Brandon Palaniuk hadn’t even started fishing yet, but when he did get into the sport, Bryan Kerchal was the man he looked up to.
“A lot of people have the dream to do what we do,” said Palaniuk, “and he’s one of the ones who actually did it and succeeded.”
I am the king
Bryan Kerchal nearly forgot he was Classic champion.
“A group of us were sitting around one night, respooling our reels and just hanging out, and one of the guys told Bryan he should ask the pros something,” said Frank Giner, close friend and fishing buddy of Kerchal’s.
“I don’t remember what it was, but it was some technique he had a question about. He said since Bryan knew all those guys now, he should ask them.

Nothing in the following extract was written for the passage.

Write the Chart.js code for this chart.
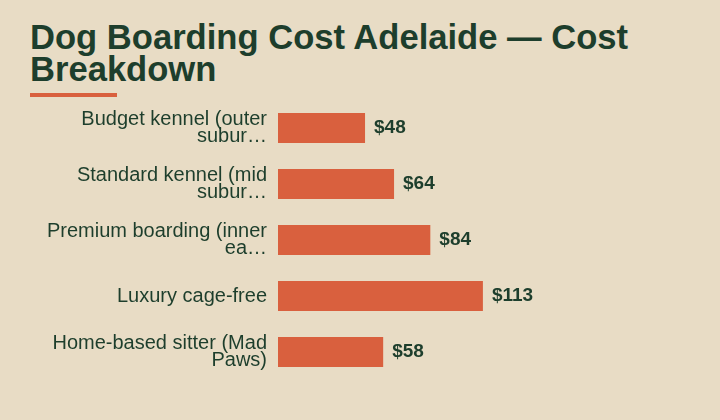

“There was a pause,” said Giner, “and Bryan just kind of nodded his head.
“And I yelled, ‘Are you kidding me? You should be asking Bryan! He’s the Bassmaster Classic champion!’”
Kerchal broke into a bit of a smile. Then he chimed in.
“Yeah, I’m the Bassmaster Classic champion,” he said, bowing up. “You should be asking me!”
“We thought it was so funny,” said Giner. “He was laughing, and we were all cracking up. It was really like he had forgotten what he had done just a couple of months before, and sometimes we would forget how big it was, too.”
Kerchal rather enjoyed this type of humor. According to everyone who knew him, he was extremely humble. But when he was with his friends, he let loose with outrageous statements just for a laugh.
“He was fishing a tournament with a friend, and he was cruising down the bank,” said Mann. “Another angler started coming from the other direction. One of them was going to have to move. The friend asked Kerchal if he was going to move.
“’What do you mean? This is my stretch. I’m the king. I am the king!’
“The two fell over in laughter, and of course Bryan moved,” said Mann. “But he just thought that was so funny.”
Mann recalls that Kerchal’s pre-tournament ritual was to relax by finding something on TV that made him laugh.
“He was fun to be around, and he loved comedy,” said Mann. “He was hysterical.”